The task: Reproduce the listing word for word. Skip any image.

▽

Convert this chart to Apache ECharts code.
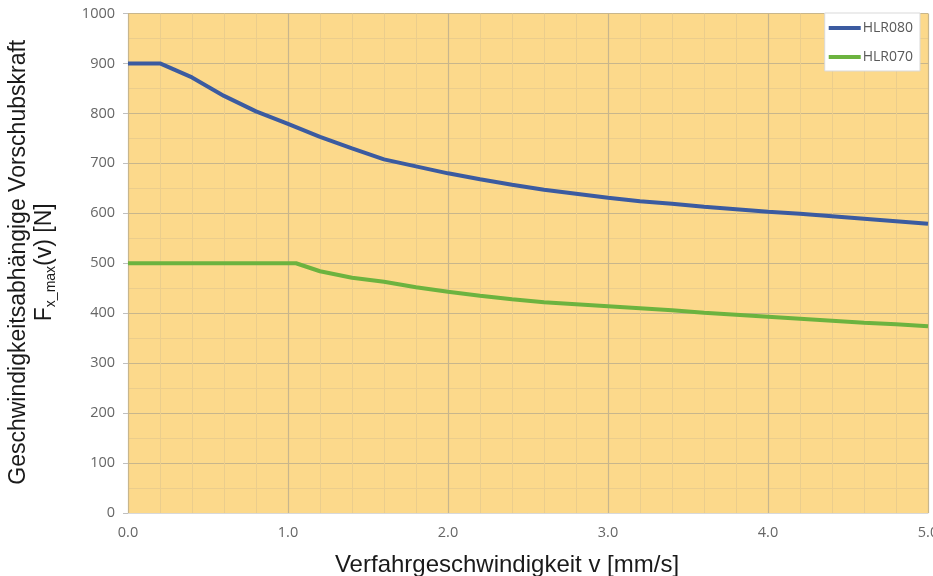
<!DOCTYPE html>
<html>
<head>
<meta charset="utf-8">
<script src="https://cdn.jsdelivr.net/npm/echarts@6/dist/echarts.min.js"></script>
<style>
html,body{margin:0;padding:0;background:#fff;}
#chart{width:933px;height:576px;}
</style>
</head>
<body>
<div id="chart"></div>
<script>
// ---- data ----
const seriesNames = ['HLR080', 'HLR070'];
const xHLR080 = [0, 0.2, 0.4, 0.6, 0.8, 1.0, 1.2, 1.4, 1.6, 1.8, 2.0, 2.2, 2.4, 2.6, 2.8, 3.0, 3.2, 3.4, 3.6, 3.8, 4.0, 4.2, 4.4, 4.6, 4.8, 5.0];
const yHLR080 = [900, 900, 872, 835, 804, 779, 753, 730, 708, 694, 680, 668, 657, 647, 639, 631, 624, 619, 613, 608, 603, 599, 594, 589, 584, 579];
const xHLR070 = [0, 0.2, 0.4, 0.6, 0.8, 1.0, 1.05, 1.2, 1.4, 1.6, 1.8, 2.0, 2.2, 2.4, 2.6, 2.8, 3.0, 3.2, 3.4, 3.6, 3.8, 4.0, 4.2, 4.4, 4.6, 4.8, 5.0];
const yHLR070 = [500, 500, 500, 500, 500, 500, 500, 484, 471, 463, 452, 443, 435, 428, 422, 418, 414, 410, 406, 401, 397, 393, 389, 385, 381, 378, 374];
const xTitle = 'Verfahrgeschwindigkeit v [mm/s]';
const yTitleLine1 = 'Geschwindigkeitsabhängige Vorschubskraft';
const yTitleMain = 'F';
const yTitleSub = 'x_max';
const yTitleRest = '(v) [N]';

const pairs = (xs, ys) => xs.map((x, i) => [x, ys[i]]);

const majorColor = '#C8B68C';
const minorColor = '#EBCD8C';
const labelColor = '#666666';

const chart = echarts.init(document.getElementById('chart'), null, {renderer: 'canvas'});
chart.setOption({
  animation: false,
  backgroundColor: '#ffffff',
  grid: {
    left: 128, right: 5, top: 13.5, bottom: 63,
    show: true, backgroundColor: '#FCD98B', borderWidth: 0,
    outerBoundsMode: 'none', containLabel: false
  },
  legend: {
    orient: 'vertical',
    right: 13, top: 13,
    backgroundColor: '#ffffff',
    borderColor: '#D9D9D9', borderWidth: 1,
    padding: [7, 7, 6, 4],
    itemGap: 13,
    itemWidth: 32, itemHeight: 4,
    icon: 'rect',
    textStyle: {fontFamily: 'Open Sans', fontSize: 14, color: '#595959', lineHeight: 16, padding: [0, 0, 0, -3]},
    data: seriesNames
  },
  xAxis: {
    type: 'value', min: 0, max: 5, interval: 1,
    name: xTitle, nameLocation: 'middle', nameGap: 40,
    nameTextStyle: {fontFamily: 'Liberation Sans', fontSize: 24, color: '#1a1a1a', padding: [0, 42, 0, 0]},
    axisLine: {show: true, lineStyle: {color: '#D9D9D9', width: 1}},
    axisTick: {show: false},
    axisLabel: {fontFamily: 'Open Sans', fontSize: 14.5, color: labelColor, margin: 12, formatter: v => v.toFixed(1)},
    splitLine: {show: true, lineStyle: {color: majorColor, width: 1.2}},
    minorTick: {show: false, splitNumber: 5},
    minorSplitLine: {show: true, lineStyle: {color: minorColor, width: 1}}
  },
  yAxis: {
    type: 'value', min: 0, max: 1000, interval: 100,
    name: yTitleLine1 + '\n{m|' + yTitleMain + '}{s|' + yTitleSub + '}{m|' + yTitleRest + '}',
    nameLocation: 'middle', nameGap: 70, nameRotate: 90,
    nameTextStyle: {
      fontFamily: 'Liberation Sans', fontSize: 23, color: '#1a1a1a', lineHeight: 26,
      padding: [0, 0, 0, 2],
      rich: {
        m: {fontFamily: 'Liberation Sans', fontSize: 23, color: '#1a1a1a', lineHeight: 26},
        s: {fontFamily: 'Liberation Sans', fontSize: 14, color: '#1a1a1a', lineHeight: 14, verticalAlign: 'bottom'}
      }
    },
    axisLine: {show: false},
    axisTick: {show: true, length: 5, lineStyle: {color: '#BFBFBF'}},
    axisLabel: {fontFamily: 'Open Sans', fontSize: 14.5, color: labelColor, margin: 13, formatter: v => String(v)},
    splitLine: {show: true, lineStyle: {color: majorColor, width: 1.2}},
    minorTick: {show: false, splitNumber: 2},
    minorSplitLine: {show: true, lineStyle: {color: minorColor, width: 1}}
  },
  series: [
    {
      name: seriesNames[0], type: 'line', data: pairs(xHLR080, yHLR080),
      showSymbol: false, symbol: 'none', smooth: false,
      lineStyle: {color: '#3B5BA0', width: 4},
      itemStyle: {color: '#3B5BA0'}
    },
    {
      name: seriesNames[1], type: 'line', data: pairs(xHLR070, yHLR070),
      showSymbol: false, symbol: 'none', smooth: false,
      lineStyle: {color: '#6CB33F', width: 4},
      itemStyle: {color: '#6CB33F'}
    }
  ]
});
</script>
</body>
</html>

△

Answer for the task:
Convert this chart to Apache ECharts code.
<!DOCTYPE html>
<html>
<head>
<meta charset="utf-8">
<script src="https://cdn.jsdelivr.net/npm/echarts@6/dist/echarts.min.js"></script>
<style>
html,body{margin:0;padding:0;background:#fff;}
#chart{width:933px;height:576px;}
</style>
</head>
<body>
<div id="chart"></div>
<script>
// ---- data ----
const seriesNames = ['HLR080', 'HLR070'];
const xHLR080 = [0, 0.2, 0.4, 0.6, 0.8, 1.0, 1.2, 1.4, 1.6, 1.8, 2.0, 2.2, 2.4, 2.6, 2.8, 3.0, 3.2, 3.4, 3.6, 3.8, 4.0, 4.2, 4.4, 4.6, 4.8, 5.0];
const yHLR080 = [900, 900, 872, 835, 804, 779, 753, 730, 708, 694, 680, 668, 657, 647, 639, 631, 624, 619, 613, 608, 603, 599, 594, 589, 584, 579];
const xHLR070 = [0, 0.2, 0.4, 0.6, 0.8, 1.0, 1.05, 1.2, 1.4, 1.6, 1.8, 2.0, 2.2, 2.4, 2.6, 2.8, 3.0, 3.2, 3.4, 3.6, 3.8, 4.0, 4.2, 4.4, 4.6, 4.8, 5.0];
const yHLR070 = [500, 500, 500, 500, 500, 500, 500, 484, 471, 463, 452, 443, 435, 428, 422, 418, 414, 410, 406, 401, 397, 393, 389, 385, 381, 378, 374];
const xTitle = 'Verfahrgeschwindigkeit v [mm/s]';
const yTitleLine1 = 'Geschwindigkeitsabhängige Vorschubskraft';
const yTitleMain = 'F';
const yTitleSub = 'x_max';
const yTitleRest = '(v) [N]';

const pairs = (xs, ys) => xs.map((x, i) => [x, ys[i]]);

const majorColor = '#C8B68C';
const minorColor = '#EBCD8C';
const labelColor = '#666666';

const chart = echarts.init(document.getElementById('chart'), null, {renderer: 'canvas'});
chart.setOption({
  animation: false,
  backgroundColor: '#ffffff',
  grid: {
    left: 128, right: 5, top: 13.5, bottom: 63,
    show: true, backgroundColor: '#FCD98B', borderWidth: 0,
    outerBoundsMode: 'none', containLabel: false
  },
  legend: {
    orient: 'vertical',
    right: 13, top: 13,
    backgroundColor: '#ffffff',
    borderColor: '#D9D9D9', borderWidth: 1,
    padding: [7, 7, 6, 4],
    itemGap: 13,
    itemWidth: 32, itemHeight: 4,
    icon: 'rect',
    textStyle: {fontFamily: 'Open Sans', fontSize: 14, color: '#595959', lineHeight: 16, padding: [0, 0, 0, -3]},
    data: seriesNames
  },
  xAxis: {
    type: 'value', min: 0, max: 5, interval: 1,
    name: xTitle, nameLocation: 'middle', nameGap: 40,
    nameTextStyle: {fontFamily: 'Liberation Sans', fontSize: 24, color: '#1a1a1a', padding: [0, 42, 0, 0]},
    axisLine: {show: true, lineStyle: {color: '#D9D9D9', width: 1}},
    axisTick: {show: false},
    axisLabel: {fontFamily: 'Open Sans', fontSize: 14.5, color: labelColor, margin: 12, formatter: v => v.toFixed(1)},
    splitLine: {show: true, lineStyle: {color: majorColor, width: 1.2}},
    minorTick: {show: false, splitNumber: 5},
    minorSplitLine: {show: true, lineStyle: {color: minorColor, width: 1}}
  },
  yAxis: {
    type: 'value', min: 0, max: 1000, interval: 100,
    name: yTitleLine1 + '\n{m|' + yTitleMain + '}{s|' + yTitleSub + '}{m|' + yTitleRest + '}',
    nameLocation: 'middle', nameGap: 70, nameRotate: 90,
    nameTextStyle: {
      fontFamily: 'Liberation Sans', fontSize: 23, color: '#1a1a1a', lineHeight: 26,
      padding: [0, 0, 0, 2],
      rich: {
        m: {fontFamily: 'Liberation Sans', fontSize: 23, color: '#1a1a1a', lineHeight: 26},
        s: {fontFamily: 'Liberation Sans', fontSize: 14, color: '#1a1a1a', lineHeight: 14, verticalAlign: 'bottom'}
      }
    },
    axisLine: {show: false},
    axisTick: {show: true, length: 5, lineStyle: {color: '#BFBFBF'}},
    axisLabel: {fontFamily: 'Open Sans', fontSize: 14.5, color: labelColor, margin: 13, formatter: v => String(v)},
    splitLine: {show: true, lineStyle: {color: majorColor, width: 1.2}},
    minorTick: {show: false, splitNumber: 2},
    minorSplitLine: {show: true, lineStyle: {color: minorColor, width: 1}}
  },
  series: [
    {
      name: seriesNames[0], type: 'line', data: pairs(xHLR080, yHLR080),
      showSymbol: false, symbol: 'none', smooth: false,
      lineStyle: {color: '#3B5BA0', width: 4},
      itemStyle: {color: '#3B5BA0'}
    },
    {
      name: seriesNames[1], type: 'line', data: pairs(xHLR070, yHLR070),
      showSymbol: false, symbol: 'none', smooth: false,
      lineStyle: {color: '#6CB33F', width: 4},
      itemStyle: {color: '#6CB33F'}
    }
  ]
});
</script>
</body>
</html>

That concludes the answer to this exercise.